> **Stored rows**

--------------------------------

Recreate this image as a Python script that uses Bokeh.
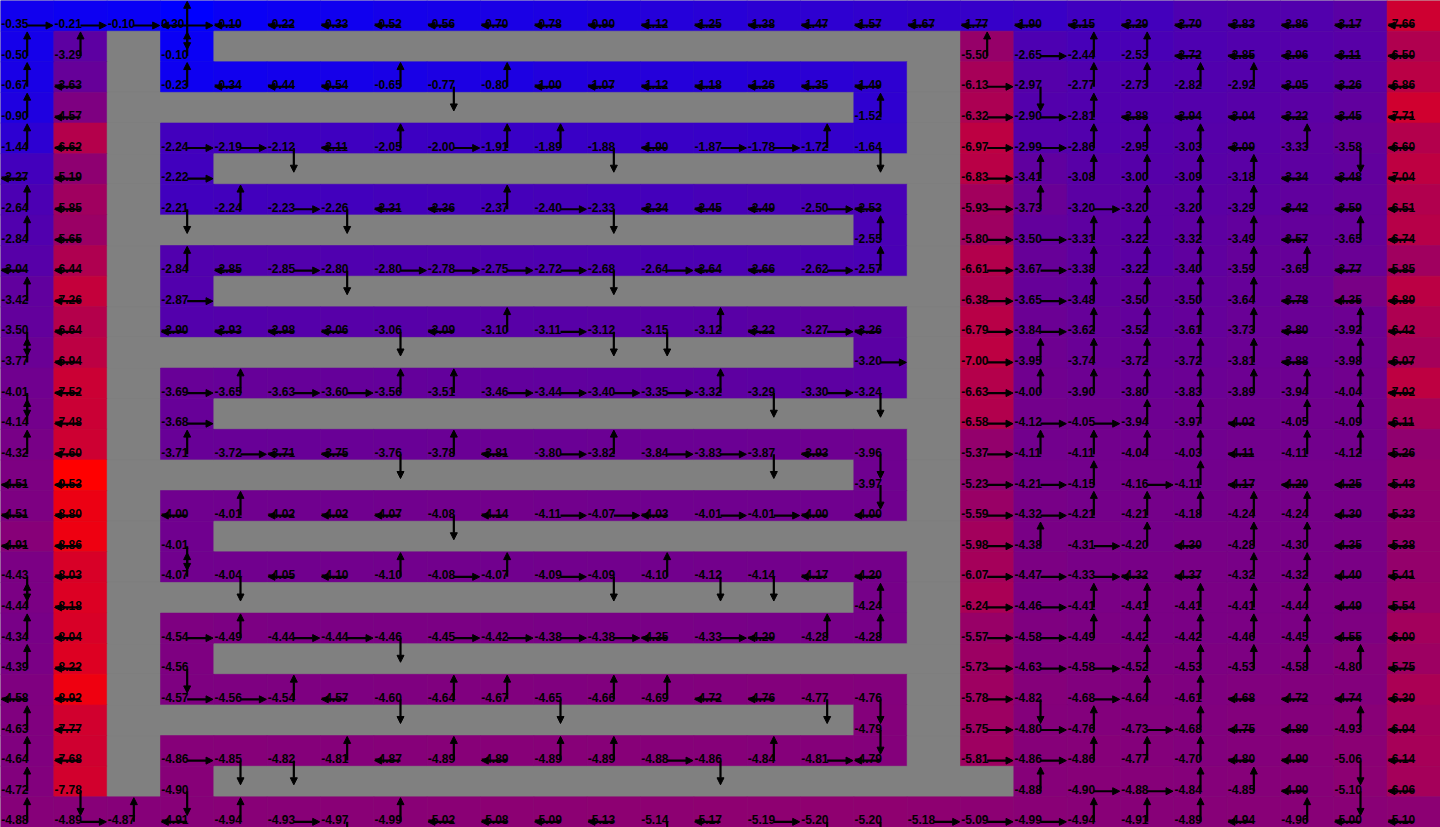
from bokeh.plotting import figure
from bokeh.models import ColumnDataSource, Range1d, Arrow, NormalHead
from bokeh.embed import file_html
from bokeh.resources import INLINE
from bokeh.core.properties import value

N = None
# state values, one list per grid row (None = wall)
values = [
    [-0.35, -0.21, -0.10, 0.30, -0.10, -0.22, -0.33, -0.52, -0.56, -0.70, -0.78, -0.90, -1.12, -1.25, -1.38, -1.47, -1.57, -1.67, -1.77, -1.90, -2.15, -2.29, -2.70, -2.83, -2.86, -3.17, -7.66],
    [-0.50, -3.29, N, -0.10, N, N, N, N, N, N, N, N, N, N, N, N, N, N, -5.50, -2.65, -2.44, -2.53, -2.72, -2.85, -2.96, -3.11, -6.50],
    [-0.67, -3.63, N, -0.23, -0.34, -0.44, -0.54, -0.65, -0.77, -0.80, -1.00, -1.07, -1.12, -1.18, -1.26, -1.35, -1.49, N, -6.13, -2.97, -2.77, -2.73, -2.82, -2.92, -3.05, -3.26, -6.86],
    [-0.90, -4.57, N, N, N, N, N, N, N, N, N, N, N, N, N, N, -1.52, N, -6.32, -2.90, -2.81, -2.88, -2.94, -3.04, -3.22, -3.45, -7.71],
    [-1.44, -6.62, N, -2.24, -2.19, -2.12, -2.11, -2.05, -2.00, -1.91, -1.89, -1.88, -1.90, -1.87, -1.78, -1.72, -1.64, N, -6.97, -2.99, -2.86, -2.95, -3.03, -3.09, -3.33, -3.58, -6.60],
    [-2.27, -5.19, N, -2.22, N, N, N, N, N, N, N, N, N, N, N, N, N, N, -6.83, -3.41, -3.08, -3.00, -3.09, -3.18, -3.34, -3.48, -7.04],
    [-2.64, -5.85, N, -2.21, -2.24, -2.23, -2.26, -2.31, -2.36, -2.37, -2.40, -2.33, -2.34, -2.45, -2.49, -2.50, -2.53, N, -5.93, -3.73, -3.20, -3.20, -3.20, -3.29, -3.42, -3.59, -6.51],
    [-2.84, -5.65, N, N, N, N, N, N, N, N, N, N, N, N, N, N, -2.55, N, -5.80, -3.50, -3.31, -3.22, -3.32, -3.49, -3.57, -3.65, -6.74],
    [-3.04, -6.44, N, -2.84, -2.85, -2.85, -2.80, -2.80, -2.78, -2.75, -2.72, -2.68, -2.64, -2.64, -2.66, -2.62, -2.57, N, -6.61, -3.67, -3.38, -3.22, -3.40, -3.59, -3.65, -3.77, -5.85],
    [-3.42, -7.26, N, -2.87, N, N, N, N, N, N, N, N, N, N, N, N, N, N, -6.38, -3.65, -3.48, -3.50, -3.50, -3.64, -3.78, -4.35, -6.89],
    [-3.50, -6.64, N, -2.90, -2.93, -2.98, -3.06, -3.06, -3.09, -3.10, -3.11, -3.12, -3.15, -3.12, -3.22, -3.27, -3.26, N, -6.79, -3.84, -3.62, -3.52, -3.61, -3.73, -3.80, -3.92, -6.42],
    [-3.77, -6.94, N, N, N, N, N, N, N, N, N, N, N, N, N, N, -3.20, N, -7.00, -3.95, -3.74, -3.72, -3.72, -3.81, -3.88, -3.98, -6.07],
    [-4.01, -7.52, N, -3.69, -3.65, -3.63, -3.60, -3.56, -3.51, -3.46, -3.44, -3.40, -3.35, -3.32, -3.29, -3.30, -3.24, N, -6.63, -4.00, -3.90, -3.80, -3.83, -3.89, -3.94, -4.04, -7.02],
    [-4.14, -7.48, N, -3.68, N, N, N, N, N, N, N, N, N, N, N, N, N, N, -6.58, -4.12, -4.05, -3.94, -3.97, -4.02, -4.05, -4.09, -6.11],
    [-4.32, -7.60, N, -3.71, -3.72, -3.71, -3.75, -3.76, -3.78, -3.81, -3.80, -3.82, -3.84, -3.83, -3.87, -3.93, -3.96, N, -5.37, -4.11, -4.11, -4.04, -4.03, -4.11, -4.11, -4.12, -5.26],
    [-4.51, -9.53, N, N, N, N, N, N, N, N, N, N, N, N, N, N, -3.97, N, -5.23, -4.21, -4.15, -4.16, -4.11, -4.17, -4.20, -4.25, -5.43],
    [-4.51, -8.80, N, -4.00, -4.01, -4.02, -4.02, -4.07, -4.08, -4.14, -4.11, -4.07, -4.03, -4.01, -4.01, -4.00, -4.00, N, -5.59, -4.32, -4.21, -4.21, -4.18, -4.24, -4.24, -4.30, -5.33],
    [-4.91, -8.86, N, -4.01, N, N, N, N, N, N, N, N, N, N, N, N, N, N, -5.98, -4.38, -4.31, -4.20, -4.30, -4.28, -4.30, -4.35, -5.38],
    [-4.43, -8.03, N, -4.07, -4.04, -4.05, -4.10, -4.10, -4.08, -4.07, -4.09, -4.09, -4.10, -4.12, -4.14, -4.17, -4.20, N, -6.07, -4.47, -4.33, -4.32, -4.37, -4.32, -4.32, -4.40, -5.41],
    [-4.44, -8.18, N, N, N, N, N, N, N, N, N, N, N, N, N, N, -4.24, N, -6.24, -4.46, -4.41, -4.41, -4.41, -4.41, -4.44, -4.49, -5.54],
    [-4.34, -8.04, N, -4.54, -4.49, -4.44, -4.44, -4.46, -4.45, -4.42, -4.38, -4.38, -4.35, -4.33, -4.29, -4.28, -4.28, N, -5.57, -4.58, -4.49, -4.42, -4.42, -4.46, -4.45, -4.55, -6.00],
    [-4.39, -8.22, N, -4.56, N, N, N, N, N, N, N, N, N, N, N, N, N, N, -5.73, -4.63, -4.58, -4.52, -4.53, -4.53, -4.58, -4.80, -5.75],
    [-4.58, -8.92, N, -4.57, -4.56, -4.54, -4.57, -4.60, -4.64, -4.67, -4.65, -4.66, -4.69, -4.72, -4.76, -4.77, -4.76, N, -5.78, -4.82, -4.68, -4.64, -4.61, -4.68, -4.72, -4.74, -6.30],
    [-4.63, -7.77, N, N, N, N, N, N, N, N, N, N, N, N, N, N, -4.79, N, -5.75, -4.80, -4.76, -4.73, -4.68, -4.75, -4.80, -4.93, -6.04],
    [-4.64, -7.68, N, -4.86, -4.85, -4.82, -4.81, -4.87, -4.89, -4.89, -4.89, -4.89, -4.88, -4.86, -4.84, -4.81, -4.79, N, -5.81, -4.86, -4.86, -4.77, -4.70, -4.80, -4.90, -5.06, -6.14],
    [-4.72, -7.78, N, -4.90, N, N, N, N, N, N, N, N, N, N, N, N, N, N, N, -4.88, -4.90, -4.88, -4.84, -4.85, -4.90, -5.10, -6.06],
    [-4.88, -4.89, -4.87, -4.91, -4.94, -4.93, -4.97, -4.99, -5.02, -5.08, -5.09, -5.13, -5.14, -5.17, -5.19, -5.20, -5.20, -5.18, -5.09, -4.99, -4.94, -4.91, -4.89, -4.94, -4.96, -5.00, -5.10],
]

# greedy action per cell: U/D/L/R, A = all four, # = wall
policy = [
    "RRRALLLLLLLLLLLLLLLLLLLLLLL",
    "UU#U##############URUULLLLL",
    "UL#ULLLUDULLLLLLL#RDUUUULLL",
    "UL##############U#RRULLLLLL",
    "UL#RRDLURUUDLRRUD#RRUUULUDL",
    "LL#R##############RUUUUULLL",
    "UL#DURDLLURDLLLRL#RURUUULLL",
    "UL##############U#RRUUUULUL",
    "LL#ULRDRRRRDRLLRU#RRUUUUULL",
    "UL#R##############RRUUUULLL",
    "DL#LLLLDLURDDULRL#RRUUUULUL",
    "UL##############R#RUUUUULUL",
    "DL#RURRUURRRRUDRD#RUUUUUUUL",
    "UL#R##############RRRUULUUL",
    "UL#URLLDULRURRDLD#RUUUULUUL",
    "LL##############D#RRURULLLL",
    "LL#LULLLDLRRLRRLL#RRUUUUULL",
    "LL#D##############RURULUULL",
    "DL#UDLLURURDUDDLL#RRRLLUULL",
    "UL##############U#RRUUUUULL",
    "UL#RURRDRRRRLRLUU#RRUUUUULL",
    "UL#D##############RRRUUUUUL",
    "LL#RRULDUUDUULLDD#RDRUULLLL",
    "UL##############D#RRURULLUL",
    "UL#RDDULULUURDURL#RRUUULLDL",
    "UD#D###############URRUULDL",
    "URULURDULLLLDLRDDRRRUUULULL",
]

NR = len(values)
NC = len(values[0])
WALL = "#808080"

flat = [v for row in values for v in row if v is not None]
vmax, vmin = max(flat), min(flat)


def cell_color(v):
    if v is None:
        return WALL
    t = (vmax - v) / (vmax - vmin)
    r = int(round(255 * t))
    b = 255 - r
    return "#%02x00%02x" % (r, b)


left, right, top, bottom, colors = [], [], [], [], []
tx, ty, tt = [], [], []
ax0, ay0, ax1, ay1 = [], [], [], []
AY = 0.816   # arrow origin inside a cell (fraction of row height)
HX = 0.485   # horizontal arrow length (cells)
VY = 0.79    # vertical arrow length (rows)
for r in range(NR):
    for c in range(NC):
        v = values[r][c]
        left.append(c); right.append(c + 1); top.append(r); bottom.append(r + 1)
        colors.append(cell_color(v))
        if v is None:
            continue
        tx.append(c + 0.012); ty.append(r + 0.755); tt.append("%.2f" % v)
        a = policy[r][c]
        dirs = "UDLR" if a == "A" else a
        x0, y0 = c + 0.5, r + AY
        for d in dirs:
            if d == "U":
                x1, y1 = x0, y0 - VY
            elif d == "D":
                x1, y1 = x0, y0 + VY
            elif d == "L":
                x1, y1 = x0 - HX, y0
            else:
                x1, y1 = x0 + HX, y0
            ax0.append(x0); ay0.append(y0); ax1.append(x1); ay1.append(y1)

p = figure(width=1440, height=827, x_range=Range1d(0, NC), y_range=Range1d(NR, 0),
           output_backend="svg", toolbar_location=None, min_border=0)
p.axis.visible = False
p.grid.visible = False
p.outline_line_color = None
p.background_fill_color = WALL
p.border_fill_color = WALL

cells = ColumnDataSource(dict(left=left, right=right, top=top, bottom=bottom, color=colors))
p.quad(left="left", right="right", top="top", bottom="bottom", source=cells,
       fill_color="color", line_color="color", line_width=0.6)

labels = ColumnDataSource(dict(x=tx, y=ty, text=tt))
p.text(x="x", y="y", text="text", source=labels, text_font=value("Liberation Sans"),
       text_font_size="12px", text_font_style="bold", text_color="black",
       text_align="left", text_baseline="alphabetic")

arrows = ColumnDataSource(dict(x0=ax0, y0=ay0, x1=ax1, y1=ay1))
p.add_layout(Arrow(source=arrows, x_start="x0", y_start="y0", x_end="x1", y_end="y1",
                   line_color="black", line_width=2.2,
                   end=NormalHead(size=7, fill_color="black", line_color="black", line_width=1)))

open("out.html", "w").write(file_html(p, INLINE))
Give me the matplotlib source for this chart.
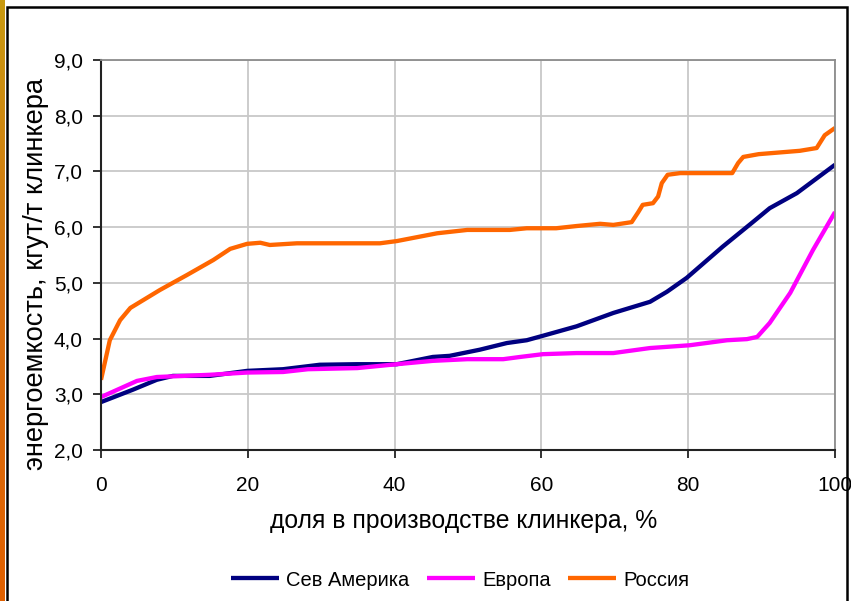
import numpy as np
import matplotlib.pyplot as plt
from matplotlib.patches import Rectangle
from matplotlib.colors import LinearSegmentedColormap

plt.rcParams["font.family"] = ["Liberation Sans", "DejaVu Sans"]

# доля в производстве клинкера, % -> энергоемкость, кгут/т клинкера
x_na = [0, 4.3, 7.6, 9.8, 14.8, 19.9, 24.8, 29.8, 34.9, 40.3, 45.2, 47.5, 51.6,
        55.3, 58, 60.2, 64.8, 69.8, 74.8, 77.1, 79.8, 84.7, 88.8, 91.1, 94.8, 100]
y_na = [2.86, 3.08, 3.26, 3.33, 3.33, 3.42, 3.45, 3.53, 3.54, 3.54, 3.67, 3.69, 3.80,
        3.92, 3.97, 4.05, 4.22, 4.46, 4.66, 4.84, 5.09, 5.65, 6.09, 6.34, 6.61, 7.12]

x_eu = [0, 4.9, 7.6, 14.8, 19.9, 24.8, 28.2, 34.9, 40.3, 45.2, 49.9, 54.8, 57.1,
        60.2, 64.8, 69.8, 74.8, 80.2, 85.3, 88, 89.4, 91.1, 93.9, 97, 100]
y_eu = [2.95, 3.24, 3.31, 3.35, 3.39, 3.40, 3.45, 3.47, 3.54, 3.60, 3.63, 3.63, 3.67,
        3.72, 3.74, 3.74, 3.83, 3.88, 3.97, 3.99, 4.03, 4.28, 4.82, 5.59, 6.27]

x_ru = [0, 1.2, 2.6, 4.0, 8.0, 11.7, 15.3, 17.6, 19.9, 21.7, 23, 26.7, 38, 40.3,
        45.8, 49.9, 55.7, 58, 62, 64.8, 68, 69.8, 72.3, 73.2, 73.8, 75.2, 75.9,
        76.4, 77.2, 78.9, 86, 86.8, 87.5, 89.6, 95.2, 97.5, 98.6, 100]
y_ru = [3.26, 3.97, 4.33, 4.55, 4.87, 5.14, 5.41, 5.61, 5.70, 5.72, 5.68, 5.71, 5.71,
        5.75, 5.89, 5.95, 5.95, 5.98, 5.98, 6.02, 6.06, 6.04, 6.09, 6.27, 6.40, 6.43,
        6.55, 6.79, 6.94, 6.97, 6.97, 7.15, 7.26, 7.31, 7.37, 7.42, 7.65, 7.78]

names = ["Сев Америка", "Европа", "Россия"]
colors = ["#000080", "#FF00FF", "#FF6600"]

W, H = 851, 601
fig = plt.figure(figsize=(W / 100, H / 100), dpi=100)

# рамка слайда: цветная полоса слева и чёрный контур
strip = fig.add_axes([0, 0, 5 / W, 1])
grad = np.linspace(0, 1, 256).reshape(-1, 1)
strip_cmap = LinearSegmentedColormap.from_list("strip", ["#C89A10", "#D87010", "#E06000"])
strip.imshow(grad, aspect="auto", cmap=strip_cmap, extent=[0, 1, 1, 0])
strip.set_axis_off()
fig.patches.append(Rectangle((7 / W, -0.01), (847 - 7) / W, (H - 7) / H + 0.01,
                             transform=fig.transFigure, fill=False,
                             edgecolor="black", linewidth=1.8, zorder=10))

ax = fig.add_axes([101 / W, (H - 450) / H, 734 / W, 390 / H])
for xs, ys, name, c in zip([x_na, x_eu, x_ru], [y_na, y_eu, y_ru], names, colors):
    ax.plot(xs, ys, color=c, lw=3.1, label=name, solid_capstyle="butt",
            solid_joinstyle="round")

ax.set_xlim(0, 100)
ax.set_ylim(2, 9)
ax.set_xticks(np.arange(0, 101, 20))
ax.set_yticks(np.arange(2, 9.1, 1))
ax.set_yticklabels([f"{v:.1f}".replace(".", ",") for v in np.arange(2, 9.1, 1)])
ax.grid(True, color="#C8C8C8", lw=1.3)
ax.set_axisbelow(True)
for s in ["top", "right"]:
    ax.spines[s].set_color("#8C8C8C")
    ax.spines[s].set_linewidth(1.3)
for s in ["left", "bottom"]:
    ax.spines[s].set_color("#222222")
    ax.spines[s].set_linewidth(1.5)
ax.tick_params(axis="both", length=6, width=1.3, labelsize=15, color="#222222")
ax.tick_params(axis="y", pad=7)
ax.tick_params(axis="x", pad=13)

fig.text(464 / W, 1 - 521 / H, "доля в производстве клинкера, %", ha="center",
         va="center", fontsize=17.8)
fig.text(36 / W, 1 - 274 / H, "энергоемкость, кгут/т клинкера", ha="center",
         va="center", rotation=90, fontsize=19.6)

fig.legend(loc="center", bbox_to_anchor=(460 / W, 1 - 580 / H), ncol=3,
           frameon=False, fontsize=14.5, handlelength=2.4, handletextpad=0.35,
           columnspacing=0.85)

fig.savefig("out.png", dpi=100)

--------------------------------

> **Task statement**
Repeat the records above exactly, from the first line through the line that contains "from bokeh.core.properties import value", and leave out the pictures.

> **Output of the exercise**
Recreate this image as a Python script that uses Bokeh.
from bokeh.plotting import figure
from bokeh.models import ColumnDataSource, Range1d, Arrow, NormalHead
from bokeh.embed import file_html
from bokeh.resources import INLINE
from bokeh.core.properties import value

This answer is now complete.